## [GIVEN PROBLEM]
Extract word for word the lines of the listing from its start to the line holding "ax=ax, zorder=3, legend=False)", both ends kept; pictures are not part of the copy.

## [MATERIAL PROVIDED]
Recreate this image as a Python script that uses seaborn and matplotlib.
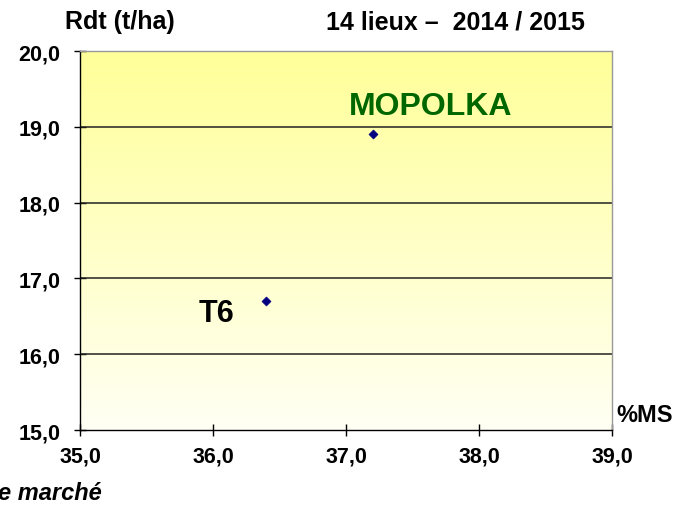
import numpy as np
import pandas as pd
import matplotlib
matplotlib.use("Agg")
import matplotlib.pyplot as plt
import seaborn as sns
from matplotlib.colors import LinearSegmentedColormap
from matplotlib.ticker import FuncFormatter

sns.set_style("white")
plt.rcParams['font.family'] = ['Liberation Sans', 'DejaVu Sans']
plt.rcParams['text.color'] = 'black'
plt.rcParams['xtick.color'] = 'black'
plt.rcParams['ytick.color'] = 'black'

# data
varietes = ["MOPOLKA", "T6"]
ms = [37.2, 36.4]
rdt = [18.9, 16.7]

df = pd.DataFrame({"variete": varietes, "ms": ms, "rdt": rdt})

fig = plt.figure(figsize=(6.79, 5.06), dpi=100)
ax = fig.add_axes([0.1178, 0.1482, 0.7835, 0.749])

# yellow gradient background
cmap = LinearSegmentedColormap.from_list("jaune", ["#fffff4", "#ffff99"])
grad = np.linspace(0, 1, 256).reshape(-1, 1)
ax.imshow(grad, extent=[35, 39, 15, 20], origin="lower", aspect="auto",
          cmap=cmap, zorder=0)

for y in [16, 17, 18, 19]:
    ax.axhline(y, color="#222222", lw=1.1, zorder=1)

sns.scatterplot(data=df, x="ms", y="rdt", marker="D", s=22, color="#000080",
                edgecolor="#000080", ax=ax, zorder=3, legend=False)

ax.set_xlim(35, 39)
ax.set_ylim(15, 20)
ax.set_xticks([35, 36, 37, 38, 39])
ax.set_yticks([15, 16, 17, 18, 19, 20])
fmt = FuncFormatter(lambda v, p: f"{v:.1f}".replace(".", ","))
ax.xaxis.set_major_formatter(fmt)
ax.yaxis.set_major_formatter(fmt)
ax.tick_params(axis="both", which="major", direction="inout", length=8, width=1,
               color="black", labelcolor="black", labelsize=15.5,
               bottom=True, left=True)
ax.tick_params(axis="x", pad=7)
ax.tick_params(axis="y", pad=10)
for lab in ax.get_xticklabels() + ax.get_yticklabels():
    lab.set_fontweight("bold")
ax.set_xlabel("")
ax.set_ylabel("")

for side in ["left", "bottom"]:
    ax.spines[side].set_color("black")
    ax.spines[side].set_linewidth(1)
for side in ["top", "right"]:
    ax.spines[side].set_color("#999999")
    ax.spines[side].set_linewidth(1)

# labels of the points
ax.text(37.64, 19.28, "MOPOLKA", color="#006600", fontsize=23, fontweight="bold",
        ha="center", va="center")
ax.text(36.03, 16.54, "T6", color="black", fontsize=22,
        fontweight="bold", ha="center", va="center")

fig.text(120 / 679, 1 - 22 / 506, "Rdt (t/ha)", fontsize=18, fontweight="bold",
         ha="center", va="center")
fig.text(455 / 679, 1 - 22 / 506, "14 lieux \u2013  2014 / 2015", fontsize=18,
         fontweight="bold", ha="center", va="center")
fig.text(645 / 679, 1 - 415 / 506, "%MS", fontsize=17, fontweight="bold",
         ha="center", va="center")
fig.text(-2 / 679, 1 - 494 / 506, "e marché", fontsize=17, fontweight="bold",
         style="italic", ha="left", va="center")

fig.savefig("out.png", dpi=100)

## [FULL RESPONSE]
Recreate this image as a Python script that uses seaborn and matplotlib.
import numpy as np
import pandas as pd
import matplotlib
matplotlib.use("Agg")
import matplotlib.pyplot as plt
import seaborn as sns
from matplotlib.colors import LinearSegmentedColormap
from matplotlib.ticker import FuncFormatter

sns.set_style("white")
plt.rcParams['font.family'] = ['Liberation Sans', 'DejaVu Sans']
plt.rcParams['text.color'] = 'black'
plt.rcParams['xtick.color'] = 'black'
plt.rcParams['ytick.color'] = 'black'

# data
varietes = ["MOPOLKA", "T6"]
ms = [37.2, 36.4]
rdt = [18.9, 16.7]

df = pd.DataFrame({"variete": varietes, "ms": ms, "rdt": rdt})

fig = plt.figure(figsize=(6.79, 5.06), dpi=100)
ax = fig.add_axes([0.1178, 0.1482, 0.7835, 0.749])

# yellow gradient background
cmap = LinearSegmentedColormap.from_list("jaune", ["#fffff4", "#ffff99"])
grad = np.linspace(0, 1, 256).reshape(-1, 1)
ax.imshow(grad, extent=[35, 39, 15, 20], origin="lower", aspect="auto",
          cmap=cmap, zorder=0)

for y in [16, 17, 18, 19]:
    ax.axhline(y, color="#222222", lw=1.1, zorder=1)

sns.scatterplot(data=df, x="ms", y="rdt", marker="D", s=22, color="#000080",
                edgecolor="#000080", ax=ax, zorder=3, legend=False)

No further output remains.